• Kyodo


The number of corporate bankruptcies last month declined 5.0 percent from a year earlier to 1,026, a credit research agency said Wednesday.

But liabilities left by the business failures more than tripled to ¥724.1 billion — the highest monthly figure so far this year — due largely to the sizable debts left behind by Sanko Steamship Co. and consumer credit firm Clavis Co., according to Tokyo Shoko Research.

Amid vigorous reconstruction efforts, the number of corporate failures in Tohoku, the region hit hardest by the March 11 disasters and nuclear crisis, dropped for the 19th month in a row.

Of the nine regions surveyed by the agency, business failures in four regions in central and western Japan went up.

Of the 10 industries polled, bankruptcies increased in six sectors, including the wholesale, transport and real estate sectors.

JAL rehab spurs study


The transport minister will consider guidelines for state support and corporate rehabilitation in the airline industry, following criticism over the quick turnaround of Japan Airlines Corp. via taxpayer money.

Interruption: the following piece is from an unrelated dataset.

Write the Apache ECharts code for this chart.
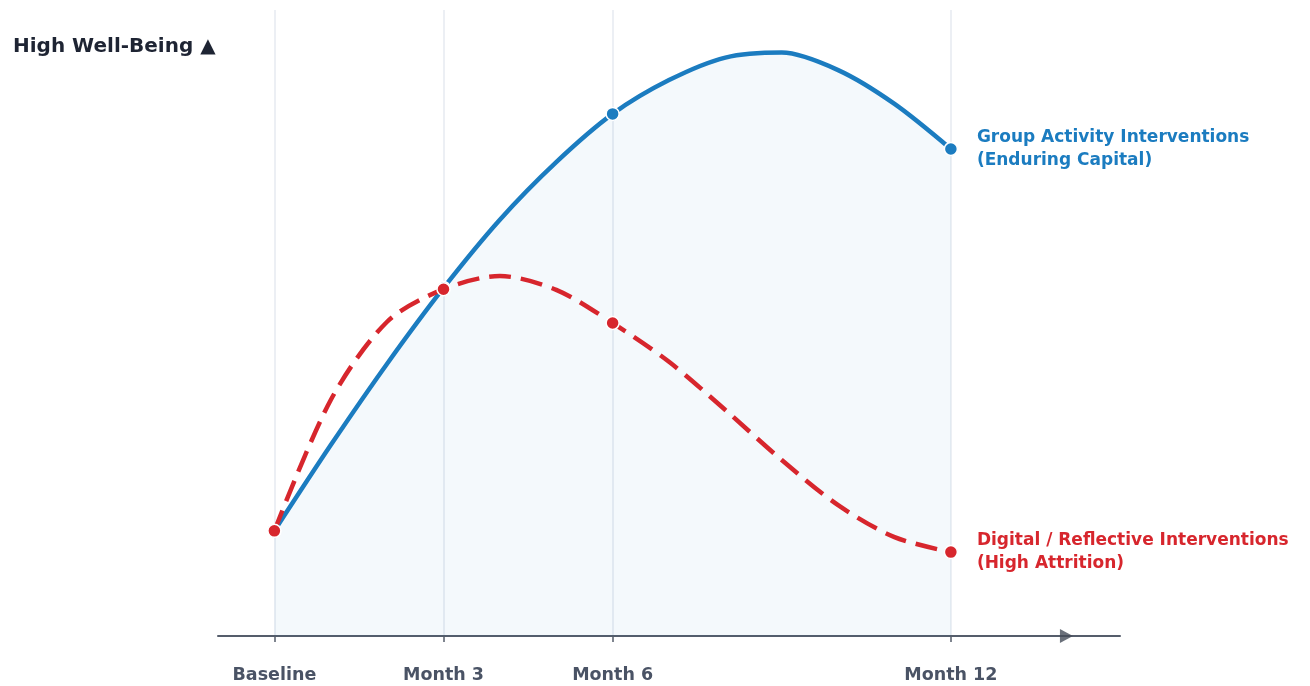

At a Lower House committee meeting Tuesday, transport minister Yuichiro Hata said plans are afoot to have an advisory panel review the entire process of JAL’s rehabilitation with state funds, from the time it sought bankruptcy protection to its swift recovery.

The ministry will consult at a later stage with the Fair Trade Commission and other pertinent government agencies over the envisioned guidelines, Hata said.

The Liberal Democratic Party, the main opposition force, has called for guidelines to ensure fair competition in the industry due to the speed of JAL’s rebound. The carrier is set to be relisted on the Tokyo Stock Exchange in September.

JAL’s investments and expansion of air routes also will be monitored by the ministry over a set period of time to ensure the bailout has not given the airline an unfair advantage in the market, he said.

Hata, however, rejected a call from the LDP to impose limits on new investment and route openings by JAL, maintaining such actions lack legal precedent.

The airline filed for bankruptcy protection in January 2010. It then received ¥350 billion from the state-backed Enterprise Turnaround Initiative Corp. of Japan and has been granted reductions in corporate taxes and depreciation under the Corporate Rehabilitation Law.

The LDP and JAL’s main rival, All Nippon Airways Co., allege that bolstering JAL’s financial base with public support has distorted competition in the industry.